Overview
Phased-array technology is well established, having been used for decades in military systems. Recently, its use in 5G systems in the sub-6 GHz and millimeter-wave bands has attracted attention because it can improve signal strength, gain, directivity, and bandwidth. A phased array uses multiple antenna elements and controls the relative phase of each element to steer the radiation pattern or beam. Antenna elements are connected via microwave transmission lines and power dividers. Beamforming in phased-array design relies on interference between two or more radiated signals to control the transmitted beam direction.
The antenna achieves beamforming by adjusting phase differences among the drive signals feeding each transmitter in the array. The number of transmitters in a phased array can range from a few to several thousand.
How phased arrays work
When signals from each transmitter are in phase, they interfere constructively and produce strong radiation in a specific direction. The radiation direction is controlled by setting phase shifts on the signals sent to different transmitters. These phase shifts are implemented as small delays between signals fed to successive transmitters. Using phase shifters, a phased array can synthesize hundreds of beams.
Phased-array antenna types
- Linear array
Elements are arranged along a single line. In this configuration, only a single phase shifter per line is required, and beam steering is limited to a single plane. To create a planar aperture, multiple linear arrays must be stacked vertically. - Planar array
Each antenna element has its own phase shifter. By arranging elements in a matrix, a planar antenna is formed and beams can be steered in two dimensions. This architecture requires many phase shifters, increasing complexity and cost. - Frequency-scanned array
Phase shifters are not required in this architecture. Beam steering is achieved by varying the transmitter frequency.

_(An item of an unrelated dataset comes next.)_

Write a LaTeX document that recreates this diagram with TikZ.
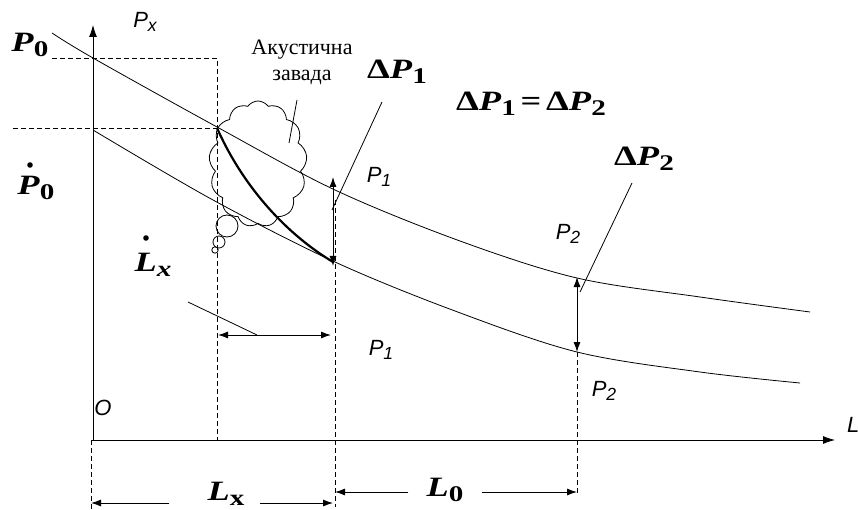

Figure 1: Phased-array antenna working principle. Source: ADI
Digital beamforming techniques that support multiple simultaneous beams are advancing. These replace fixed circuits with reconfigurable networks. A reconfigurable network can add or reconfigure antenna array elements, adapt operation, and enable performance improvements via software updates. Digital beamforming removes narrowband limitations and supports wideband operation. A single antenna architecture can provide capabilities required for radar, communications, and electronic warfare.
Applications
In military and aerospace radar, phased arrays provide higher performance and flexibility, low profile, rapid reprovisioning, and easier multi-target tracking. For military communications, they can connect to multiple unmanned vehicles and low-earth-orbit satellites simultaneously, supporting faster and more efficient signal handoff. Electronic warfare use cases include electronic attack and platform protection, enabling directional control of jamming and precise geolocation of hostile signals even in noisy electromagnetic environments. In space, phased arrays can meet satellites' wideband requirements.

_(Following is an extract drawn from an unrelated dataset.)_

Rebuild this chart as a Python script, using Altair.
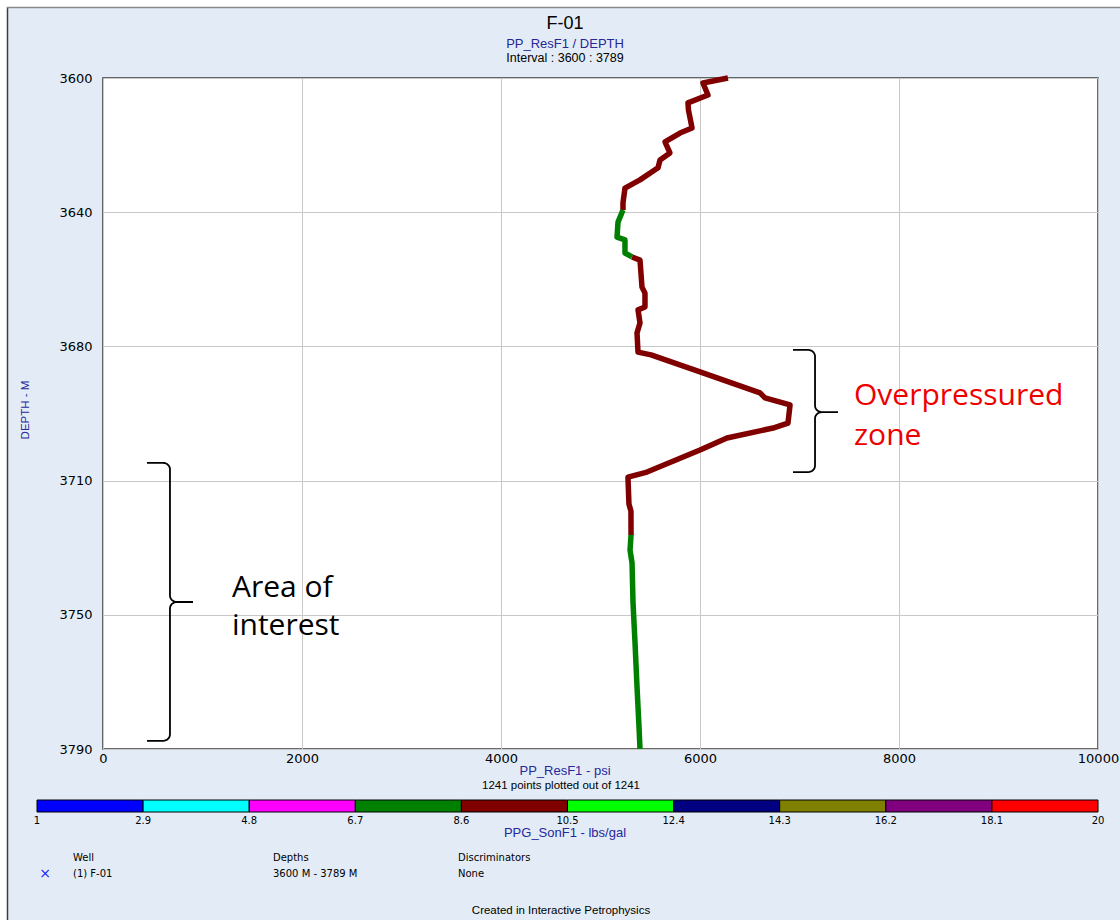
import altair as alt
import numpy as np
import pandas as pd

# ---- PP_ResF1 (psi) against depth (m); one run per PPG_SonF1 colour class ----
depth_run1 = [3600.0, 3601.4, 3604.8, 3607.0, 3609.0, 3614.1, 3615.5, 3618.0, 3621.1,
              3623.1, 3625.3, 3628.7, 3631.0, 3635.2, 3637.2]
pp_run1 = [6281, 6030, 6080, 5879, 5884, 5920, 5799, 5648, 5698,
           5598, 5578, 5397, 5246, 5226, 5226]

depth_run2 = [3637.2, 3640.6, 3644.8, 3645.6, 3649.3, 3650.4]
pp_run2 = [5226, 5176, 5166, 5246, 5246, 5317]

depth_run3 = [3650.4, 3651.3, 3658.9, 3660.6, 3664.5, 3665.3, 3669.0, 3671.8, 3677.2,
              3678.0, 3682.8, 3688.7, 3690.1, 3692.1, 3697.2, 3698.6, 3701.4, 3704.8,
              3711.0, 3712.4, 3720.0, 3722.0, 3728.7]
pp_run3 = [5317, 5397, 5417, 5447, 5447, 5377, 5397, 5367, 5377,
           5508, 6000, 6603, 6653, 6905, 6884, 6734, 6271, 6000,
           5467, 5276, 5286, 5306, 5307]

depth_run4 = [3728.7, 3733.0, 3736.6, 3747.9, 3759.1, 3771.5, 3782.8, 3789.0]
pp_run4 = [5307, 5297, 5317, 5327, 5347, 5367, 5387, 5397]

run_depths = [depth_run1, depth_run2, depth_run3, depth_run4]
run_pp = [pp_run1, pp_run2, pp_run3, pp_run4]
run_ppg = [9.5, 7.8, 9.6, 7.9]          # lbs/gal class of each run

# ---- PPG_SonF1 colour classes ----
ppg_edges = [1, 2.9, 4.8, 6.7, 8.6, 10.5, 12.4, 14.3, 16.2, 18.1, 20]
ppg_colors = ["#0000ff", "#00ffff", "#ff00ff", "#008000", "#800000",
              "#00ff00", "#000080", "#808000", "#800080", "#ff0000"]

y_ticks = [3600, 3637.8, 3675.6, 3713.4, 3751.2, 3789]
x_ticks = [0, 2000, 4000, 6000, 8000, 10000]

# ---- layout (plot area inside the page) ----
PLOT_L, PLOT_T, PLOT_W, PLOT_H = 103, 78, 995, 671
PAGE_W, PAGE_H = 1120, 920
BG = "#e3ecf6"
BLUE = "#27279b"
NARROW = "Liberation Sans Narrow, Liberation Sans, Arial"
TAHOMA = "DejaVu Sans"

rows = []
for k, (ds, ps) in enumerate(zip(run_depths, run_pp)):
    for i, (d, p) in enumerate(zip(ds, ps)):
        rows.append({"run": k, "i": i, "depth": d, "pp": p, "ppg": run_ppg[k]})
log_df = pd.DataFrame(rows)

ppg_scale = alt.Scale(type="threshold", domain=ppg_edges[1:-1], range=ppg_colors)
x_scale = alt.Scale(domain=[0, 10000], nice=False, zero=False)
y_scale = alt.Scale(domain=[3600, 3789], reverse=True, nice=False, zero=False)

log_line = alt.Chart(log_df).mark_line(strokeWidth=5.5, strokeJoin="round").encode(
    x=alt.X("pp:Q", scale=x_scale,
            axis=alt.Axis(values=x_ticks, format="d", title=None, labelPadding=3,
                          labelFlush=False)),
    y=alt.Y("depth:Q", scale=y_scale,
            axis=alt.Axis(values=y_ticks, title=None, labelPadding=11, labelFlush=False,
                          labelExpr="format(round(datum.value / 10) * 10, 'd')")),
    color=alt.Color("ppg:Q", scale=ppg_scale, legend=None),
    detail="run:N",
    order="i:Q",
)


# ---- curly braces ("}" pointing right) in psi / depth units ----
def brace(x_end, x_stem, x_tip, top, mid, bottom, rx=70, ry=1.8):
    pts = [(x_end, top)]
    t = np.linspace(0, np.pi / 2, 8)
    # top hook
    pts += [(x_stem - rx + rx * np.sin(a), top + ry - ry * np.cos(a)) for a in t]
    # into the point
    pts += [(x_stem + rx - rx * np.cos(a), mid - ry + ry * np.sin(a)) for a in t]
    pts += [(x_tip, mid)]
    pts += [(x_stem + rx - rx * np.cos(a), mid + ry - ry * np.sin(a)) for a in t[::-1]]
    # bottom hook
    pts += [(x_stem - rx + rx * np.sin(a), bottom - ry + ry * np.cos(a)) for a in t[::-1]]
    pts += [(x_end, bottom)]
    return pts


brace_rows = []
for b, spec in enumerate([(442, 673, 905, 3708.4, 3747.6, 3786.7),
                          (6935, 7156, 7387, 3676.6, 3694.1, 3711.0)]):
    for i, (x, y) in enumerate(brace(*spec)):
        brace_rows.append({"b": b, "i": i, "pp": x, "depth": y})
brace_df = pd.DataFrame(brace_rows)

braces = alt.Chart(brace_df).mark_line(color="black", strokeWidth=1.8).encode(
    x=alt.X("pp:Q", scale=x_scale), y=alt.Y("depth:Q", scale=y_scale),
    detail="b:N", order="i:Q",
)


def note(text, pp, depth, color):
    return alt.Chart(pd.DataFrame({"t": [text]})).mark_text(
        font="Open Sans", fontSize=30, color=color, align="left", baseline="alphabetic"
    ).encode(x=alt.datum(pp), y=alt.datum(depth), text="t:N")


notes = [
    note("Area of", 1296, 3746.2, "black"),
    note("interest", 1296, 3757.0, "black"),
    note("Overpressured", 7548, 3692.1, "#ee0000"),
    note("zone", 7548, 3703.4, "#ee0000"),
]


def px(x):
    return x - PLOT_L


def py(y):
    return y - PLOT_T


def label(text, x, y, size, color="black", font=NARROW, align="center", angle=0):
    kw = dict(font=font, fontSize=size, color=color, align=align, baseline="middle")
    if angle:
        kw["angle"] = angle
    return alt.Chart(pd.DataFrame({"t": [text]})).mark_text(**kw).encode(
        x=alt.value(px(x)), y=alt.value(py(y)), text="t:N")


texts = [
    label("F-01", 565, 24, 18),
    label("PP_ResF1 / DEPTH", 565, 44, 13, BLUE),
    label("Interval : 3600 : 3789", 565, 58, 12.5),
    label("DEPTH - M", 26, 410, 11.5, BLUE, angle=270),
    label("PP_ResF1 - psi", 565, 771, 13, BLUE),
    label("1241 points plotted out of 1241", 561, 786, 11.5),
    label("PPG_SonF1 - lbs/gal", 565, 833, 13, BLUE),
    label("Well", 73, 858, 10, font=TAHOMA, align="left"),
    label("\u00d7", 45, 874, 14, "#1a1aff", font=TAHOMA),
    label("(1) F-01", 73, 874, 10, font=TAHOMA, align="left"),
    label("Depths", 273, 858, 10, font=TAHOMA, align="left"),
    label("3600 M - 3789 M", 273, 874, 10, font=TAHOMA, align="left"),
    label("Discriminators", 458, 858, 10, font=TAHOMA, align="left"),
    label("None", 458, 874, 10, font=TAHOMA, align="left"),
    label("Created in Interactive Petrophysics", 561, 911, 11.5),
]

# ---- colour bar for PPG_SonF1 ----
bar_df = pd.DataFrame({"lo": ppg_edges[:-1], "hi": ppg_edges[1:],
                       "mid": [(a + b) / 2 for a, b in zip(ppg_edges[:-1], ppg_edges[1:])]})
bar_scale = alt.Scale(domain=[1, 20], range=[px(37), px(1098)], nice=False, zero=False)
bar = alt.Chart(bar_df).mark_rect(stroke="black", strokeWidth=1).encode(
    x=alt.X("lo:Q", scale=bar_scale, axis=None),
    x2="hi:Q",
    y=alt.value(py(800)), y2=alt.value(py(812)),
    color=alt.Color("mid:Q", scale=ppg_scale, legend=None),
)
edge_df = pd.DataFrame({"edge": ppg_edges, "lab": [f"{e:g}" for e in ppg_edges]})
bar_labels = alt.Chart(edge_df).mark_text(font=TAHOMA, fontSize=10, color="black").encode(
    x=alt.X("edge:Q", scale=bar_scale, axis=None),
    y=alt.value(py(821)), text="lab:N",
)
colorbar = alt.layer(bar, bar_labels)

# ---- page frame ----
def box(x1, x2, y1, y2, fill):
    return alt.Chart(pd.DataFrame({"a": [0]})).mark_rect(fill=fill).encode(
        x=alt.value(px(x1)), x2=alt.value(px(x2)), y=alt.value(py(y1)), y2=alt.value(py(y2)))


def rule(x1, x2, y1, y2, color, width):
    return alt.Chart(pd.DataFrame({"a": [0]})).mark_rule(color=color, strokeWidth=width).encode(
        x=alt.value(px(x1)), x2=alt.value(px(x2)), y=alt.value(py(y1)), y2=alt.value(py(y2)))


frame = [
    box(0, 7, 0, PAGE_H, "white"),
    box(0, PAGE_W, 0, 7, "white"),
    rule(7.5, 7.5, 7, PAGE_H, "#3c3c3c", 1.5),
    rule(7, PAGE_W, 7.5, 7.5, "#8a8a8a", 1.5),
]

plot = alt.layer(log_line, braces, *notes)

chart = alt.layer(*frame, plot, colorbar, *texts).resolve_scale(
    x="independent"
).properties(
    width=PLOT_W, height=PLOT_H,
    autosize=alt.AutoSizeParams(type="none"),
    padding={"left": PLOT_L, "top": PLOT_T,
             "right": PAGE_W - PLOT_L - PLOT_W, "bottom": PAGE_H - PLOT_T - PLOT_H},
    background=BG,
).configure_view(
    fill="white", stroke="#3a3a3a", strokeWidth=1.5,
).configure_axis(
    grid=True, gridColor="#c8c8c8", gridWidth=1, domain=False, ticks=False,
    labelFont=TAHOMA, labelFontSize=13, labelColor="black",
)

chart.save("out.html", embed_options={"renderer": "svg", "actions": False})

Phased arrays are also important for 5G. For 5G systems, phased-array antennas enable wider bandwidths, greater range, and higher capacity at millimeter-wave bands. Millimeter-wave systems are relatively easy to deploy for short-range indoor use, but outdoor deployments face propagation loss, rain attenuation, atmospheric absorption, and high loss from blockage and shadowing.
Recent semiconductor advances have produced more cost-effective phased-array solutions used in satellites, radar, and 5G. For example, a commercial satellite terminal integrates hundreds of small antennas synchronized to picosecond precision to implement a phased-array system. By adjusting delays among the antennas, a single terminal can track multiple satellites without mechanical motion.
ADI and Keysight Technologies have announced cooperation on phased-array technology. ADI's phased-array platform is used to accelerate beamforming development, while Keysight provides phased-array test solutions. The collaboration aims to offer a design, test, and calibration ecosystem to reduce development and validation time.
Figure 2: Test and calibration are important components of the phased-array technology ecosystem. Source: Keysight Technologies
Future directions and challenges
Challenges remain. Although modern digital phased-array radios and differential RF front ends improve link linearity, noise, and dynamic range, overall efficiency is often low. Future cellular generations require antenna arrays that deliver wideband performance with lower complexity and higher efficiency in fewer integration steps. Millimeter-wave frequencies demand scalable, manufacturable solutions, which are still under development. Simplifying array architectures, reducing cost, improving efficiency, and expanding scan range are key objectives. Renewed interest and collaborative efforts are expected to drive rapid technical progress.